Dann hab ich einen normalen Text per Motion von einer Ecke des Bildes zur anderen laufen lassen, der wird aber beim bewegen total unscharf, echt kacke, auch wenn ich Deinterlace oder Flicker removal einstell, smooth motion oder sonstwas, es bleibt immer unscharf.
Wie kriegt man das hin ?


Kann man Effekte animieren ? D.h. das der Alpha Glow Effekt animiert ist, und so quasi nach Flammen aussieht. Oder gibt es andere Effekte die nicht einfach nur hingeklatscht sind sondern sich auch bewegen ? (keine überblendungen)


----------



## BubiBohnensack (15. Mai 2002)

Die Tools in Premiere sind einfach nur zum Abspannmachen. Also simpler Kram mit dem man nicht viel machen kann.

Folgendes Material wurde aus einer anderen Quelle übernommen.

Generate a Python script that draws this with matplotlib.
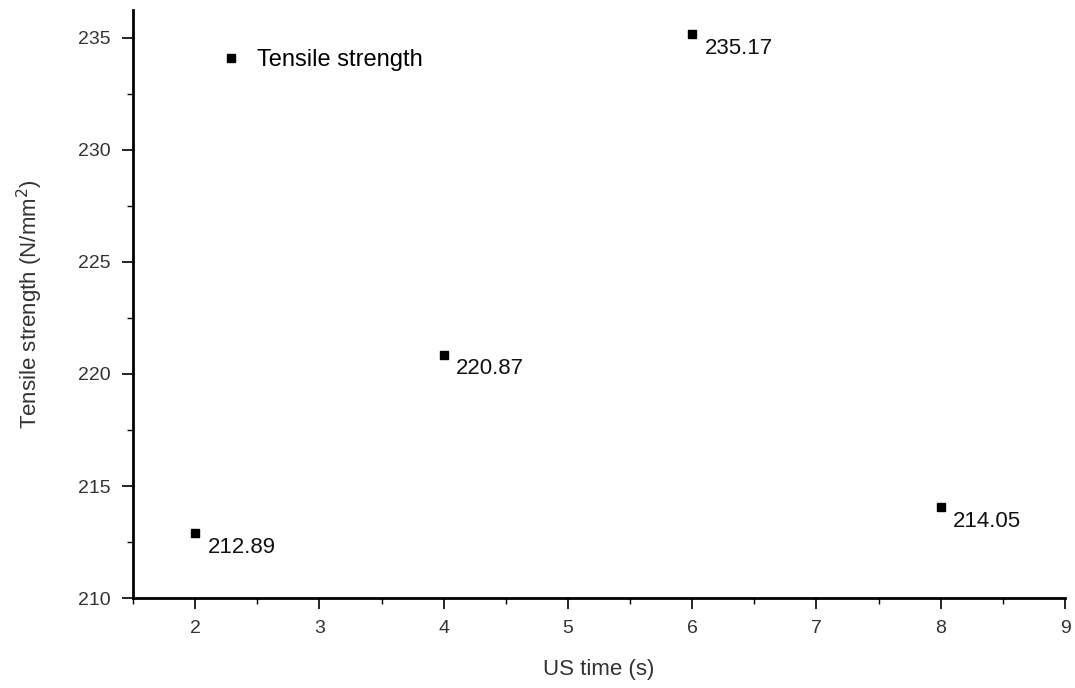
import numpy as np
import matplotlib.pyplot as plt
from matplotlib.ticker import MultipleLocator

# data
us_time = [2, 4, 6, 8]
tensile = [212.89, 220.87, 235.17, 214.05]
labels = ["212.89", "220.87", "235.17", "214.05"]

plt.rcParams['font.family'] = ['Liberation Sans', 'DejaVu Sans']

fig = plt.figure(figsize=(10.75, 6.88), dpi=100)
ax = fig.add_axes([0.1237, 0.1308, 0.8670, 0.8547])

ax.plot(us_time, tensile, 's', color='black', markersize=6, linestyle='none',
        label='Tensile strength')

for x, y, t in zip(us_time, tensile, labels):
    ax.annotate(t, (x, y), xytext=(9, -10), textcoords='offset points',
                ha='left', va='center', fontsize=16, color='#111111')

ax.set_xlim(1.5, 9)
ax.set_ylim(210, 236.25)
ax.xaxis.set_major_locator(MultipleLocator(1))
ax.xaxis.set_minor_locator(MultipleLocator(0.5))
ax.yaxis.set_major_locator(MultipleLocator(5))
ax.yaxis.set_minor_locator(MultipleLocator(2.5))

for s in ['top', 'right']:
    ax.spines[s].set_visible(False)
for s in ['left', 'bottom']:
    ax.spines[s].set_linewidth(2)

ax.tick_params(which='major', direction='out', length=8, width=1.2,
               labelsize=14, labelcolor='#333333', pad=8)
ax.tick_params(which='minor', direction='out', length=4, width=1)

ax.set_xlabel('US time (s)', fontsize=16, color='#333333', labelpad=16)
ax.set_ylabel('Tensile strength (N/mm$^2$)', fontsize=16, color='#333333', labelpad=24)

ax.legend(loc='upper left', bbox_to_anchor=(0.057, 0.97), frameon=False,
          fontsize=17, handletextpad=0.1, markerscale=1.0)

fig.savefig('out.png', dpi=100)
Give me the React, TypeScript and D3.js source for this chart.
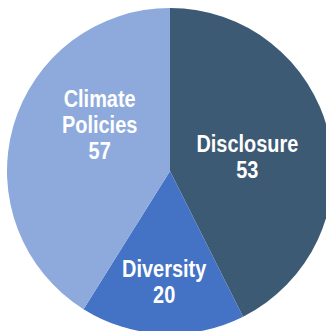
import React from "react";
import * as d3 from "d3";

const categories = ["Disclosure", "Diversity", "Climate Policies"];
const counts = [53, 20, 57];
// slice shares as drawn in the reference (percent of the circle)
const sliceShares = [42.6, 16.3, 41.1];
const colors = ["#3d5a74", "#4472c4", "#8eaadc"];
// label lines per slice
const labelLines = [["Disclosure"], ["Diversity"], ["Climate", "Policies"]];
// first-baseline offset of each label from its slice centroid (px)
const labelOffsets = [
  [-2, -0.5],
  [-2, 24.5],
  [8, -41.5],
];

const W = 326;
const H = 331;
const CX = 170;
const CY = 171;
const R = 163;

export default function App() {
  const data = categories.map((c, i) => ({ c, count: counts[i], share: sliceShares[i], i }));
  const pie = d3
    .pie<any>()
    .value((d) => d.share)
    .sort(null)
    .startAngle(0)
    .endAngle(2 * Math.PI);
  const arcs = pie(data);
  const arc = d3.arc<any>().innerRadius(0).outerRadius(R);
  const labelArc = d3.arc<any>().innerRadius(R * 0.5).outerRadius(R * 0.5);
  const lineH = 26;

  return (
    <svg
      width={W}
      height={H}
      style={{ position: "absolute", left: 0, top: 0, display: "block" }}
    >
      <g transform={`translate(${CX},${CY})`}>
        {arcs.map((a, i) => (
          <path key={i} d={arc(a) as string} fill={colors[i]} />
        ))}
        {arcs.map((a, i) => {
          const [x, y] = labelArc.centroid(a);
          const lines = [...labelLines[i], String(counts[i])];
          const x0 = x + labelOffsets[i][0];
          const y0 = y + labelOffsets[i][1];
          return (
            <g key={"t" + i} transform={`translate(${x0},${y0}) scale(0.83,1)`}>
              <text
                x={0}
                y={0}
                textAnchor="middle"
                fill="#ffffff"
                style={{
                  fontFamily: "'Liberation Sans', Arial, sans-serif",
                  fontWeight: 700,
                  fontSize: 24,
                }}
              >
                {lines.map((l, k) => (
                  <tspan key={k} x={0} dy={k === 0 ? 0 : lineH}>
                    {l}
                  </tspan>
                ))}
              </text>
            </g>
          );
        })}
      </g>
    </svg>
  );
}
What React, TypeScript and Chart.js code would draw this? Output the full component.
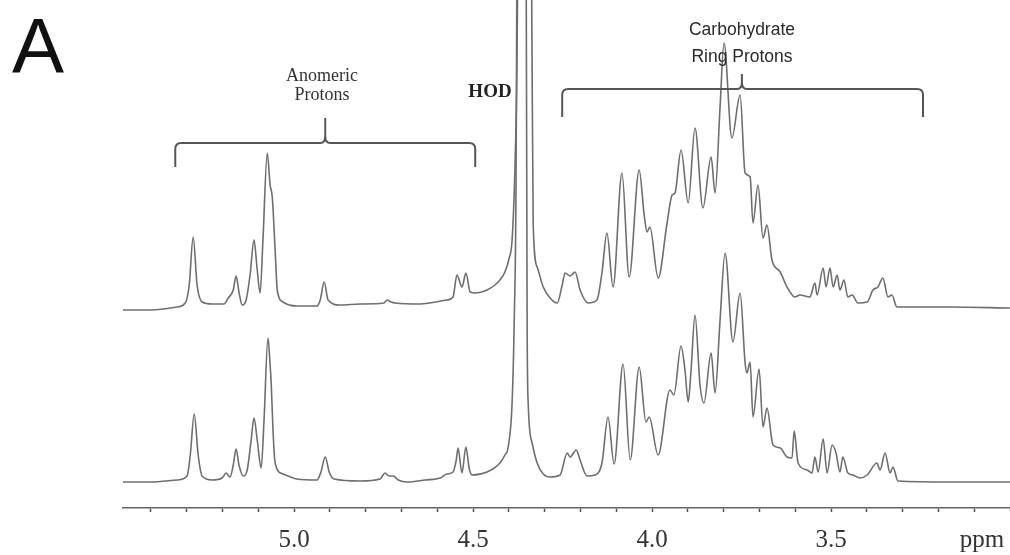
import { useEffect, useRef } from "react";
import { Chart, registerables } from "chart.js";

Chart.register(...registerables);

// Chemical shift (ppm) and intensity of the upper spectrum
const topPpm = [
  5.478, 5.402, 5.327, 5.304, 5.293, 5.282, 5.271, 5.257, 5.229, 5.196, 5.184, 5.17, 5.162, 5.154, 5.145,
  5.134, 5.123, 5.112, 5.103, 5.095, 5.087, 5.075, 5.067, 5.061, 5.053, 5.047, 5.031, 4.992, 4.936, 4.927,
  4.916, 4.905, 4.872, 4.816, 4.749, 4.74, 4.729, 4.718, 4.648, 4.573, 4.556, 4.545, 4.531, 4.52, 4.508,
  4.494, 4.461, 4.439, 4.425, 4.411, 4.399, 4.391, 4.383, 4.377, 4.356, 4.336, 4.332, 4.321, 4.304, 4.285,
  4.265, 4.251, 4.243, 4.229, 4.215, 4.201, 4.179, 4.154, 4.14, 4.126, 4.109, 4.084, 4.064, 4.036, 4.022,
  4.014, 4.006, 3.983, 3.958, 3.944, 3.936, 3.919, 3.899, 3.88, 3.858, 3.835, 3.824, 3.81, 3.799, 3.777,
  3.754, 3.74, 3.726, 3.718, 3.704, 3.69, 3.679, 3.665, 3.642, 3.623, 3.601, 3.587, 3.559, 3.545, 3.539,
  3.522, 3.514, 3.503, 3.494, 3.483, 3.475, 3.464, 3.453, 3.441, 3.425, 3.399, 3.383, 3.369, 3.355, 3.341,
  3.33, 3.316, 3.168, 3.0,
];
const topIntensity = [
  0, 0, 3, 7, 25, 73, 25, 8, 6, 6, 12, 20, 34, 18, 5,
  10, 35, 70, 40, 17, 70, 157, 125, 113, 60, 20, 8, 4, 4, 10,
  28, 10, 5, 6, 7, 10, 8, 7, 6, 10, 13, 35, 23, 37, 18,
  17, 20, 25, 30, 38, 52, 70, 143, 260, 1500, 300, 85, 43, 23, 12,
  7, 25, 37, 34, 38, 20, 7, 10, 37, 77, 23, 137, 33, 140, 95,
  78, 83, 32, 87, 115, 117, 160, 107, 182, 102, 153, 117, 203, 267, 172,
  215, 137, 133, 87, 125, 72, 85, 50, 38, 23, 13, 15, 13, 27, 15,
  42, 23, 42, 23, 35, 20, 30, 13, 15, 7, 8, 20, 23, 32, 13,
  15, 3, 3, 2,
];

// Chemical shift (ppm) and intensity of the lower spectrum
const bottomPpm = [
  5.478, 5.402, 5.327, 5.299, 5.29, 5.279, 5.268, 5.257, 5.229, 5.201, 5.19, 5.179, 5.17, 5.162, 5.154,
  5.142, 5.131, 5.12, 5.112, 5.103, 5.092, 5.084, 5.073, 5.067, 5.064, 5.059, 5.053, 5.031, 4.992, 4.936,
  4.925, 4.913, 4.902, 4.888, 4.816, 4.76, 4.746, 4.735, 4.723, 4.709, 4.684, 4.634, 4.592, 4.573, 4.556,
  4.547, 4.542, 4.531, 4.52, 4.511, 4.503, 4.461, 4.425, 4.411, 4.402, 4.391, 4.385, 4.38, 4.365, 4.35,
  4.349, 4.346, 4.335, 4.321, 4.304, 4.285, 4.257, 4.237, 4.229, 4.212, 4.201, 4.182, 4.159, 4.14, 4.123,
  4.106, 4.081, 4.061, 4.036, 4.017, 4.008, 3.983, 3.95, 3.939, 3.919, 3.908, 3.899, 3.891, 3.88, 3.866,
  3.855, 3.835, 3.824, 3.81, 3.796, 3.774, 3.754, 3.74, 3.735, 3.726, 3.718, 3.701, 3.69, 3.679, 3.662,
  3.642, 3.623, 3.609, 3.603, 3.592, 3.567, 3.553, 3.545, 3.536, 3.522, 3.511, 3.497, 3.486, 3.475, 3.467,
  3.453, 3.439, 3.419, 3.399, 3.372, 3.363, 3.349, 3.335, 3.327, 3.313, 3.168, 3.0,
];
const bottomIntensity = [
  0, 0, 2, 6, 27, 68, 27, 6, 2, 4, 9, 5, 17, 33, 17,
  6, 12, 42, 64, 42, 14, 62, 144, 117, 99, 52, 19, 8, 3, 2,
  10, 25, 10, 3, 1, 3, 9, 6, 6, 2, 0, 2, 4, 8, 10,
  22, 34, 9, 35, 14, 7, 10, 19, 27, 35, 79, 162, 300, 1800, 300,
  162, 79, 39, 19, 8, 5, 7, 29, 25, 32, 22, 6, 7, 19, 65,
  18, 118, 22, 115, 60, 65, 27, 92, 87, 136, 112, 80, 112, 167, 97,
  79, 129, 89, 162, 229, 140, 189, 119, 109, 120, 65, 113, 55, 74, 37,
  34, 25, 24, 51, 19, 12, 9, 25, 10, 43, 9, 37, 29, 10, 25,
  9, 7, 4, 7, 19, 12, 29, 9, 15, 1, 0, 0,
];

const majorTickLabels = [5.0, 4.5, 4.0, 3.5];
const axisUnit = "ppm";
const panelLetter = "A";
const anomericLabel = ["Anomeric", "Protons"];
const hodLabel = "HOD";
const ringLabel = ["Carbohydrate", "Ring Protons"];
// bracket spans in ppm: [start, end, centre]
const anomericSpan = [5.332, 4.494, 4.913];
const ringSpan = [4.251, 3.243, 3.749];

const SERIF = "'Liberation Serif', 'Times New Roman', serif";
const SANS = "'Liberation Sans', Arial, sans-serif";

function drawBracket(ctx: CanvasRenderingContext2D, x1: number, x2: number, xc: number, y: number, drop: number, rise: number) {
  const r = 6;
  ctx.beginPath();
  ctx.moveTo(x1, y + drop);
  ctx.lineTo(x1, y + r);
  ctx.quadraticCurveTo(x1, y, x1 + r, y);
  ctx.lineTo(xc - 5, y);
  ctx.quadraticCurveTo(xc, y, xc, y - 7);
  ctx.lineTo(xc, y - rise);
  ctx.moveTo(xc, y - 7);
  ctx.quadraticCurveTo(xc, y, xc + 5, y);
  ctx.lineTo(x2 - r, y);
  ctx.quadraticCurveTo(x2, y, x2, y + r);
  ctx.lineTo(x2, y + drop);
  ctx.stroke();
}

const annotationPlugin = {
  id: "nmrAnnotations",
  afterDraw(chart: any) {
    const ctx: CanvasRenderingContext2D = chart.ctx;
    const xs = chart.scales.x;
    ctx.save();
    ctx.fillStyle = "#111";
    ctx.font = `78px ${SANS}`;
    ctx.textAlign = "left";
    ctx.textBaseline = "alphabetic";
    ctx.fillText(panelLetter, 12, 73);

    ctx.strokeStyle = "#555";
    ctx.lineWidth = 2;
    drawBracket(ctx, xs.getPixelForValue(anomericSpan[0]), xs.getPixelForValue(anomericSpan[1]), xs.getPixelForValue(anomericSpan[2]), 143, 24, 25);
    drawBracket(ctx, xs.getPixelForValue(ringSpan[0]), xs.getPixelForValue(ringSpan[1]), xs.getPixelForValue(ringSpan[2]), 89, 28, 15);

    ctx.textAlign = "center";
    ctx.textBaseline = "middle";
    ctx.fillStyle = "#333";
    ctx.font = `18px ${SERIF}`;
    ctx.fillText(anomericLabel[0], 322, 76);
    ctx.fillText(anomericLabel[1], 322, 95);
    ctx.fillStyle = "#222";
    ctx.font = `bold 19px ${SERIF}`;
    ctx.fillText(hodLabel, 490, 92);
    ctx.fillStyle = "#2a2a2a";
    ctx.font = `17.5px ${SANS}`;
    ctx.fillText(ringLabel[0], 742, 30);
    ctx.fillText(ringLabel[1], 742, 57);

    ctx.fillStyle = "#333";
    ctx.font = `25px ${SERIF}`;
    ctx.textBaseline = "alphabetic";
    ctx.fillText(axisUnit, 982, 547);
    ctx.restore();
  },
};

export default function App() {
  const canvasRef = useRef<HTMLCanvasElement | null>(null);

  useEffect(() => {
    if (!canvasRef.current) return;
    const lineColor = "#6e6e6e";
    const chart = new Chart(canvasRef.current, {
      type: "line",
      data: {
        datasets: [
          {
            label: "upper",
            data: topPpm.map((p, i) => ({ x: p, y: topIntensity[i] })),
            yAxisID: "yTop",
            borderColor: lineColor,
            borderWidth: 1.6,
            pointRadius: 0,
            cubicInterpolationMode: "monotone",
            fill: false,
          },
          {
            label: "lower",
            data: bottomPpm.map((p, i) => ({ x: p, y: bottomIntensity[i] })),
            yAxisID: "yBottom",
            borderColor: lineColor,
            borderWidth: 1.6,
            pointRadius: 0,
            cubicInterpolationMode: "monotone",
            fill: false,
          },
        ],
      },
      options: {
        responsive: false,
        animation: false,
        devicePixelRatio: 1,
        layout: { padding: { left: 123, right: 0, top: 0, bottom: 0 } },
        plugins: { legend: { display: false }, tooltip: { enabled: false } },
        scales: {
          x: {
            type: "linear",
            reverse: true,
            min: 3.0,
            max: 5.478,
            afterFit: (s: any) => {
              s.height = 47;
              s.paddingLeft = 0;
              s.paddingRight = 0;
            },
            border: { display: true, color: "#666", width: 1.5 },
            grid: { drawOnChartArea: false, drawTicks: true, tickLength: 4, tickColor: "#555", tickWidth: 1.5 },
            ticks: {
              stepSize: 0.1,
              includeBounds: false,
              autoSkip: false,
              maxRotation: 0,
              padding: 13,
              color: "#333",
              font: { family: SERIF, size: 25 },
              callback: (v: any) => {
                const n = Number(v);
                const hit = majorTickLabels.find((m) => Math.abs(m - n) < 1e-6);
                return hit !== undefined ? hit.toFixed(1) : "";
              },
            },
          },
          yTop: { display: false, min: -198, max: 310 },
          yBottom: { display: false, min: -26, max: 482 },
        },
      },
      plugins: [annotationPlugin],
    });
    return () => chart.destroy();
  }, []);

  return (
    <div style={{ position: "fixed", left: 0, top: 0, width: 1010, height: 555, background: "#fff" }}>
      <canvas ref={canvasRef} width={1010} height={555} />
    </div>
  );
}
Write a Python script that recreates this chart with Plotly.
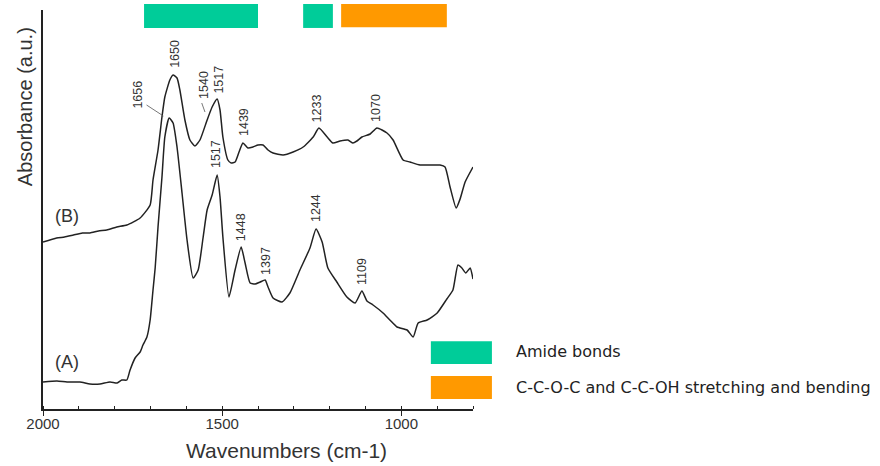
import plotly.graph_objects as go

# ---------------- data ----------------
# Spectrum (B)
wn_b = [2000, 1962, 1940, 1915, 1890, 1869, 1845, 1822, 1794, 1766, 1729, 1701, 1693, 1679,
        1668, 1660, 1646, 1637, 1626, 1618, 1604, 1590, 1576, 1562, 1542, 1528, 1514, 1506,
        1498, 1484, 1475, 1464, 1453, 1442, 1428, 1414, 1400, 1386, 1372, 1358, 1330, 1302,
        1274, 1246, 1230, 1207, 1191, 1171, 1149, 1135, 1124, 1110, 1087, 1068, 1040, 1023,
        995, 976, 948, 892, 878, 864, 847, 836, 822, 800]
abs_b = [16.7, 17.1, 17.2, 17.4, 17.6, 17.6, 17.8, 17.9, 18.2, 18.4, 19.1, 20.4, 22.9, 25.9,
         29.2, 31.2, 32.9, 33.4, 33.1, 31.9, 28.9, 26.9, 26.3, 26.9, 28.9, 30.2, 31.0, 29.9,
         27.2, 24.9, 24.6, 24.7, 25.7, 26.6, 26.1, 26.2, 26.4, 26.4, 25.9, 25.6, 25.4, 25.7,
         26.2, 27.2, 28.1, 27.2, 26.6, 26.8, 26.9, 26.6, 26.8, 27.2, 27.5, 28.1, 27.6, 26.9,
         24.9, 24.7, 24.4, 24.4, 24.2, 22.2, 20.1, 21.0, 22.7, 24.2]

# Spectrum (A)
wn_a = [2000, 1961, 1933, 1897, 1869, 1841, 1813, 1793, 1780, 1766, 1757, 1743, 1729, 1721,
        1710, 1701, 1693, 1687, 1679, 1668, 1660, 1648, 1637, 1626, 1612, 1598, 1581, 1567,
        1553, 1542, 1528, 1514, 1506, 1498, 1481, 1464, 1447, 1436, 1422, 1408, 1394, 1380,
        1372, 1358, 1333, 1311, 1283, 1255, 1238, 1221, 1205, 1180, 1152, 1129, 1110, 1096,
        1079, 1051, 1032, 1012, 984, 967, 953, 928, 900, 873, 856, 842, 831, 820, 808, 800]
abs_a = [2.7, 2.8, 2.7, 2.7, 2.5, 2.5, 2.7, 2.6, 2.9, 2.9, 3.9, 5.1, 5.7, 6.4,
         7.2, 8.9, 11.9, 14.1, 18.2, 23.2, 27.2, 29.1, 28.6, 26.2, 21.6, 16.9, 13.1, 13.9,
         17.2, 19.9, 21.4, 23.4, 21.2, 17.2, 11.2, 13.9, 16.2, 14.6, 12.6, 12.5, 12.7, 12.9,
         12.2, 11.1, 10.7, 11.6, 13.9, 16.1, 18.0, 16.7, 14.1, 12.7, 11.2, 10.6, 11.8, 10.8,
         10.4, 9.6, 8.9, 8.2, 7.9, 7.2, 8.6, 8.9, 9.6, 11.0, 11.9, 14.4, 14.1, 13.6, 14.1, 13.0]

# Band assignments (wavenumber ranges)
amide_ranges = [(1718, 1400), (1274, 1191)]
ccoc_ranges = [(1168, 873)]
legend_labels = ["Amide bonds", "C-C-O-C and C-C-OH stretching and bending"]

# Peak labels: text, label position (wavenumber, absorbance)
peak_labels = [("1650", 1632, 35.5), ("1656", 1736, 31.4), ("1540", 1551, 32.4),
               ("1517", 1510, 32.9), ("1439", 1439, 28.7), ("1233", 1234, 30.1),
               ("1070", 1071, 30.1), ("1517", 1517, 25.5), ("1448", 1447, 18.2),
               ("1397", 1378, 14.8), ("1244", 1238, 20.1), ("1109", 1110, 13.8)]
leader_lines = [((1711, 30.4), (1664, 29.3)), ((1557, 30.6), (1548, 29.7))]
curve_names = [("(B)", 1933, 19.3), ("(A)", 1933, 4.7)]

x_ticks = [2000, 1500, 1000]

TEAL = "#00CC99"
ORANGE = "#FF9900"
INK = "#222222"

fig = go.Figure()
fig.add_trace(go.Scatter(x=wn_b, y=abs_b, mode="lines",
                         line=dict(color=INK, width=1.5, shape="spline", smoothing=0.5),
                         hoverinfo="skip", showlegend=False))
fig.add_trace(go.Scatter(x=wn_a, y=abs_a, mode="lines",
                         line=dict(color=INK, width=1.5, shape="spline", smoothing=0.5),
                         hoverinfo="skip", showlegend=False))

shapes = []
for lo, hi in amide_ranges:
    shapes.append(dict(type="rect", xref="x", yref="paper", x0=lo, x1=hi, y0=0.955, y1=1.015,
                       fillcolor=TEAL, line=dict(width=0), layer="above"))
for lo, hi in ccoc_ranges:
    shapes.append(dict(type="rect", xref="x", yref="paper", x0=lo, x1=hi, y0=0.957, y1=1.015,
                       fillcolor=ORANGE, line=dict(width=0), layer="above"))
# legend swatches
shapes.append(dict(type="rect", xref="paper", yref="paper", x0=0.902, x1=1.044, y0=0.113, y1=0.170,
                   fillcolor=TEAL, line=dict(width=0)))
shapes.append(dict(type="rect", xref="paper", yref="paper", x0=0.902, x1=1.044, y0=0.025, y1=0.0827,
                   fillcolor=ORANGE, line=dict(width=0)))
for (x0, y0), (x1, y1) in leader_lines:
    shapes.append(dict(type="line", xref="x", yref="y", x0=x0, y0=y0, x1=x1, y1=y1,
                       line=dict(color="#555", width=0.8)))

annotations = []
for txt, x, y in peak_labels:
    annotations.append(dict(text=txt, x=x, y=y, xref="x", yref="y", showarrow=False,
                            xanchor="center", yanchor="middle", textangle=-90,
                            font=dict(family="Liberation Sans", size=12.5, color="#333")))
for txt, x, y in curve_names:
    annotations.append(dict(text=txt, x=x, y=y, xref="x", yref="y", showarrow=False,
                            xanchor="center", yanchor="middle",
                            font=dict(family="Liberation Sans", size=18, color="#333")))
for txt, y in zip(legend_labels, [0.1429, 0.0551]):
    annotations.append(dict(text=txt, x=1.0953, y=y, xref="paper", yref="paper", showarrow=False,
                            xanchor="left", yanchor="middle",
                            font=dict(family="DejaVu Sans", size=16, color=INK)))
annotations.append(dict(text="Absorbance (a.u.)", x=-0.0419, y=0.759, xref="paper", yref="paper",
                        showarrow=False, textangle=-90, xanchor="center", yanchor="middle",
                        font=dict(family="Liberation Sans", size=20, color="#333")))
annotations.append(dict(text="Wavenumbers (cm-1)", x=0.567, y=-0.103, xref="paper", yref="paper",
                        showarrow=False, xanchor="center", yanchor="middle",
                        font=dict(family="Liberation Sans", size=21, color="#333")))

fig.update_layout(
    width=880, height=466,
    margin=dict(l=43, r=407, t=10, b=57),
    paper_bgcolor="white", plot_bgcolor="white",
    shapes=shapes, annotations=annotations,
    xaxis=dict(range=[2000, 800], showline=True, linecolor=INK, linewidth=1.5,
               showgrid=False, zeroline=False, tickvals=x_ticks, ticks="outside",
               ticklen=5, tickcolor=INK, tickwidth=1.2, ticklabelstandoff=-5,
               tickfont=dict(family="Liberation Sans", size=15, color="#333"),
               minor=dict(dtick=100, ticks="inside", ticklen=3, tickcolor=INK, tickwidth=1)),
    yaxis=dict(range=[0, 39.9], showline=True, linecolor=INK, linewidth=1.5,
               showgrid=False, zeroline=False, showticklabels=False, ticks=""),
)

fig.write_html("out.html", config={"displayModeBar": False},
               post_script="document.body.style.margin='0';document.body.style.padding='0';")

Wenn du Texteffekte und Text als gestaltendes Element haben willst, führt kein weg an AE (After Effects) vorbei.
Z.B. Dinge wie das Matrix Intro (die vielen grünen Zahlen, die die Matrix darstellen) oder MI oder alle andere coolen Texte bekommst du damit hin.


----------



## Kaethe (16. Mai 2002)

apropo Matrix
Hab mir grade den Trailer von Matrix Reload reingezogen! UHHHHHH. Das is der Hammer!!!  Is heute früh erst erschienen. http://www.thematrix.com/

Wie schön wenn man ins Internet kann auf Arbeit. ;-)


----------



## goela (16. Mai 2002)

Was ist die Matrix?


----------



## Kaethe (16. Mai 2002)

Hmm,dass weiss ich auch nicht!


----------



## BubiBohnensack (16. Mai 2002)

I believe it is our fait to be here, it is our destiny. I believe this night holes for each and everyone of us. The very meaning of our lives.
This is a war and we are soldiers.
What give tomorrow the war could be over. Isn't that worth fighting for? Isn't that worth dying for?

Matrix 2

PS: Ich verabschiede mich mal wieder nach Schweden. Bis Dienstag dann.


----------



## goela (17. Mai 2002)

@BubiBohnensack
Alter Schwede!!!


----------



## BubiBohnensack (20. Mai 2002)

Jo, wieder da.


----------